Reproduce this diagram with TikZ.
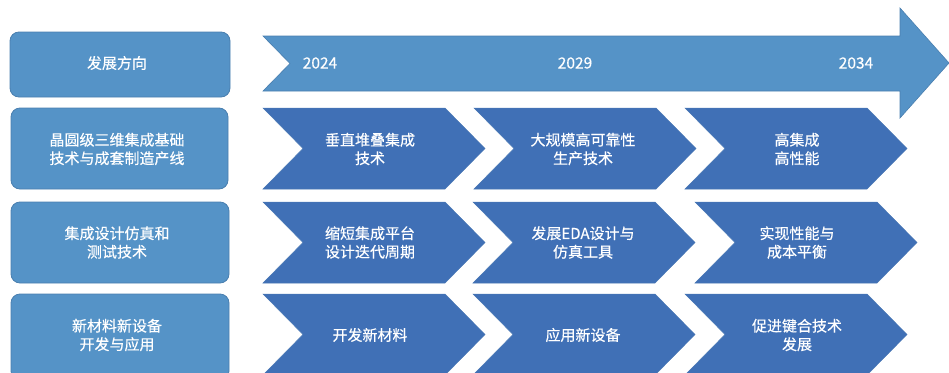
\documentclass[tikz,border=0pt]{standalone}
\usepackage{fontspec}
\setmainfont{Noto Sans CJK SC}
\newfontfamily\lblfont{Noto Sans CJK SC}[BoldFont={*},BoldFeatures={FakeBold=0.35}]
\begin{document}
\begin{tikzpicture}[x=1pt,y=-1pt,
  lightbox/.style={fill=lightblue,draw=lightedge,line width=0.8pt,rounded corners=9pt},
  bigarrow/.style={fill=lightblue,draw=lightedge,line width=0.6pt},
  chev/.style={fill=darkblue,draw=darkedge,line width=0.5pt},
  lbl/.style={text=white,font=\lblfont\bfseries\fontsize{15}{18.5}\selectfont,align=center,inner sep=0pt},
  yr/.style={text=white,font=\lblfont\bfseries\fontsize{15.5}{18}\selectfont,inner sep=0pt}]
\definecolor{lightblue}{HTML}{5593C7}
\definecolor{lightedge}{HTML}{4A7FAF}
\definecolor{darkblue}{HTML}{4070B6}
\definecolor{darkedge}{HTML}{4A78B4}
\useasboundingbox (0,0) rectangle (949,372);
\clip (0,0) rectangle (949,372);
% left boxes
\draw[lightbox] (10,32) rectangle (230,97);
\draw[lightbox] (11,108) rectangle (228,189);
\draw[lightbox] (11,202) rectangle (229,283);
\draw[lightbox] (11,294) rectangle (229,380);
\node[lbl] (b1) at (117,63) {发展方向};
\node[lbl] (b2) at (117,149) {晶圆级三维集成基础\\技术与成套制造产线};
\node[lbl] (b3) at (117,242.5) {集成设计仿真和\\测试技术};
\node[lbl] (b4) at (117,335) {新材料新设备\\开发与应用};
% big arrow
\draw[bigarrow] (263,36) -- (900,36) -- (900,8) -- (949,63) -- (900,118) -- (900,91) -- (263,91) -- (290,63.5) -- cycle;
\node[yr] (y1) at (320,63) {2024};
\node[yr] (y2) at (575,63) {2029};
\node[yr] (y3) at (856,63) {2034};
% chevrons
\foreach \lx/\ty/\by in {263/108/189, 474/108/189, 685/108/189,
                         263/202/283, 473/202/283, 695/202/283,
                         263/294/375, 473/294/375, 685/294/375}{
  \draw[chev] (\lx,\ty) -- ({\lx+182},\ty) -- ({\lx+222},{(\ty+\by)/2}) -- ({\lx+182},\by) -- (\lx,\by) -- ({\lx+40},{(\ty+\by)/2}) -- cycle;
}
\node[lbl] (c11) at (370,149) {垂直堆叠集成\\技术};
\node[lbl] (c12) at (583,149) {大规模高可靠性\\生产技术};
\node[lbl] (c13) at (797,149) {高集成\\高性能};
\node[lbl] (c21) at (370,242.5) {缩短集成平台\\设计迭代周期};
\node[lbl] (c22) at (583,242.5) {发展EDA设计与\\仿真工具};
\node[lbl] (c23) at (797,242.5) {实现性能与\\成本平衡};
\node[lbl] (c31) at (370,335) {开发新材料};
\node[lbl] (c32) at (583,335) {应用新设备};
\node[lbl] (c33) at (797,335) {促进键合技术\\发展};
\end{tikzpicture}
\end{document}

--

Leave out the pictures and reproduce the rest of the listing exactly.

Reproduce this diagram with TikZ.
\documentclass[tikz,border=0pt]{standalone}
\usepackage{fontspec}
\setmainfont{Noto Sans CJK SC}
\newfontfamily\lblfont{Noto Sans CJK SC}[BoldFont={*},BoldFeatures={FakeBold=0.35}]
\begin{document}
\begin{tikzpicture}[x=1pt,y=-1pt,
  lightbox/.style={fill=lightblue,draw=lightedge,line width=0.8pt,rounded corners=9pt},
  bigarrow/.style={fill=lightblue,draw=lightedge,line width=0.6pt},
  chev/.style={fill=darkblue,draw=darkedge,line width=0.5pt},
  lbl/.style={text=white,font=\lblfont\bfseries\fontsize{15}{18.5}\selectfont,align=center,inner sep=0pt},
  yr/.style={text=white,font=\lblfont\bfseries\fontsize{15.5}{18}\selectfont,inner sep=0pt}]
\definecolor{lightblue}{HTML}{5593C7}
\definecolor{lightedge}{HTML}{4A7FAF}
\definecolor{darkblue}{HTML}{4070B6}
\definecolor{darkedge}{HTML}{4A78B4}
\useasboundingbox (0,0) rectangle (949,372);
\clip (0,0) rectangle (949,372);
% left boxes
\draw[lightbox] (10,32) rectangle (230,97);
\draw[lightbox] (11,108) rectangle (228,189);
\draw[lightbox] (11,202) rectangle (229,283);
\draw[lightbox] (11,294) rectangle (229,380);
\node[lbl] (b1) at (117,63) {发展方向};
\node[lbl] (b2) at (117,149) {晶圆级三维集成基础\\技术与成套制造产线};
\node[lbl] (b3) at (117,242.5) {集成设计仿真和\\测试技术};
\node[lbl] (b4) at (117,335) {新材料新设备\\开发与应用};
% big arrow
\draw[bigarrow] (263,36) -- (900,36) -- (900,8) -- (949,63) -- (900,118) -- (900,91) -- (263,91) -- (290,63.5) -- cycle;
\node[yr] (y1) at (320,63) {2024};
\node[yr] (y2) at (575,63) {2029};
\node[yr] (y3) at (856,63) {2034};
% chevrons
\foreach \lx/\ty/\by in {263/108/189, 474/108/189, 685/108/189,
                         263/202/283, 473/202/283, 695/202/283,
                         263/294/375, 473/294/375, 685/294/375}{
  \draw[chev] (\lx,\ty) -- ({\lx+182},\ty) -- ({\lx+222},{(\ty+\by)/2}) -- ({\lx+182},\by) -- (\lx,\by) -- ({\lx+40},{(\ty+\by)/2}) -- cycle;
}
\node[lbl] (c11) at (370,149) {垂直堆叠集成\\技术};
\node[lbl] (c12) at (583,149) {大规模高可靠性\\生产技术};
\node[lbl] (c13) at (797,149) {高集成\\高性能};
\node[lbl] (c21) at (370,242.5) {缩短集成平台\\设计迭代周期};
\node[lbl] (c22) at (583,242.5) {发展EDA设计与\\仿真工具};
\node[lbl] (c23) at (797,242.5) {实现性能与\\成本平衡};
\node[lbl] (c31) at (370,335) {开发新材料};
\node[lbl] (c32) at (583,335) {应用新设备};
\node[lbl] (c33) at (797,335) {促进键合技术\\发展};
\end{tikzpicture}
\end{document}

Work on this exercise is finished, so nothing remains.